Growing up in the 60s and 70s. Platforms, hotpants, spacehoppers, big hair, weird toys, orange, yellow, short skirts, long skirts, pop music, Tiny Tears, roller skates, magazines….. Everything you needed to be cool. But what if your parents were so anti-cool, they were practically in the furnace?
My parents were anti-tinsel. This made the annual Blue Peter advent candle holder a bit of a flop. I remembered this when John Noakes died this week.
When I say anti-tinsel, I guess they thought it was brash and garish and didn’t want to spend money on the stuff. But it’s difficult to know. They were also anti-American cartoons, soap operas and ITV in general. We watched Crossroads at my Grandfather’s, but I could always tell my mother was holding in a tut. They were anti Hughie Green, anti-Radio1, and definitely anti-watching TV while eating tea.
Other things my parents didn’t approve of: girls shoes (too high, to impractical, too pink), pop music, blancmange, church, chewing gum, long hair, Enid Blyton, frame tents, Frank Sinatra, pierced ears, Sindy Dolls. It difficult to know, as a child, which they held a strong principle stance on, which they just didn’t like. The result was the same: don’t do it, don’t ask for it, don’t even LIKE it. Enid Blyton for instance: all I knew was I wasn’t supposed to read her books. Luckily, when I smuggled one in the house from the school library, I found I actually didn’t like it, so that was OK. If a poor start to my rebellion.
Girls shoes and long hair weren’t sensible, and sensible was important. Boy’s shoes were flat and practical, but I hated them. At school my short hair and hand-me-down trousers were bully-magnets. Once I thought I’d get my own back, by laughing at a boy for wearing “girls” wedge shoes. Turned out they were the latest fashion in boys’ footwear. How the hell was I supposed to know this? I wasn’t even allowed to watch Magpie. Because it was on ITV. That was the last time I indulged in any fashion-based bullying that’s for sure. I know my parents wanted us growing up more concerned with intellect than looks. But did they also want all the other kids at school to take the piss?
As for cartoons and ITV, too silly? Not educational enough? Too, well, American? Dunno, just knew they were taboo. I never saw JR get shot. I had no idea who was in the Top 20. And I never got to see a complete episode of Scooby Doo.
The Seventies were not gourmet years. My family liked nice food, but it was mixed up with the usual fare of the decade. Pek ham, tinned peaches, evaporated milk. Instant Whip was fine, but definitely not blancmange. Blancmange is pretty nasty, but its not a Nazi sympathiser or a friend of the Mafia. Best not say you like it though, just in case. Strangely, though, Smash was OK. It makes me wonder how many of my rules make sense to my child.

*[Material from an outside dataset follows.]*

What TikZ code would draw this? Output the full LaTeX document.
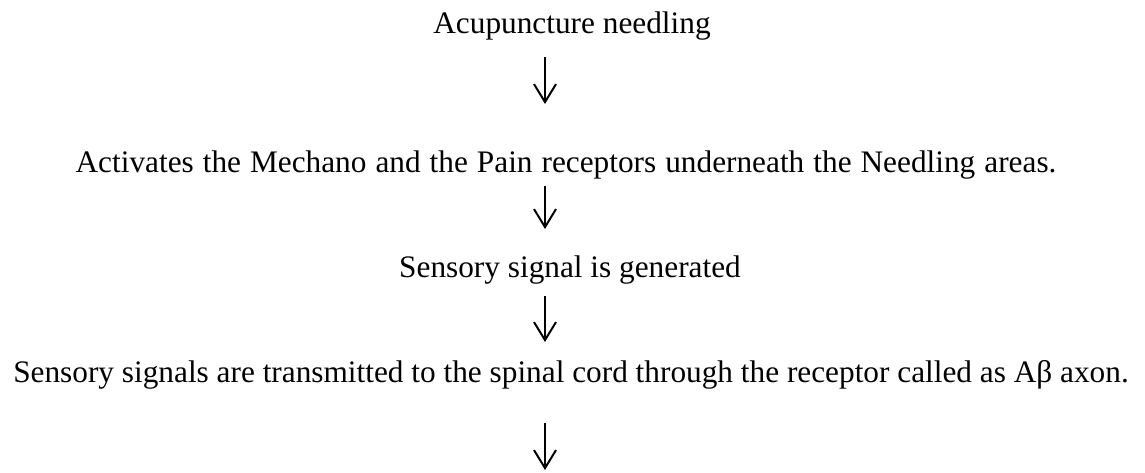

And this was only the start of it. The left wing politics and the lack of church (my mum was called a “Pagan” by one of the neighbours, and she wasn’t being nice about it!), the feminism, the meetings, the friendships with all the other Differents and Weirds in the street: the Indians and the students mostly.
Ok, so my parents were a bit odd, (aren’t everyone’s?). We survived though, read some really good books, listened to a wide range of music, got a healthy grounding in social justice and standing up for other people’s rights, learned to appreciate different cultures and ways of life. We had fun, opportunities, we laughed a lot and had some great adventures. Nowadays we’ve got pretty good feet, and are not that scarred by the bullying. We both have long hair, but not high heels.
My folks had an aversion to all things that are cool and make other kids like you. The rules made me feel weird and different and I always knew I wasn’t going to fit in, pretty much anywhere. Actually I still feel like that. But maybe everyone does? After all, what exactly is a normal family?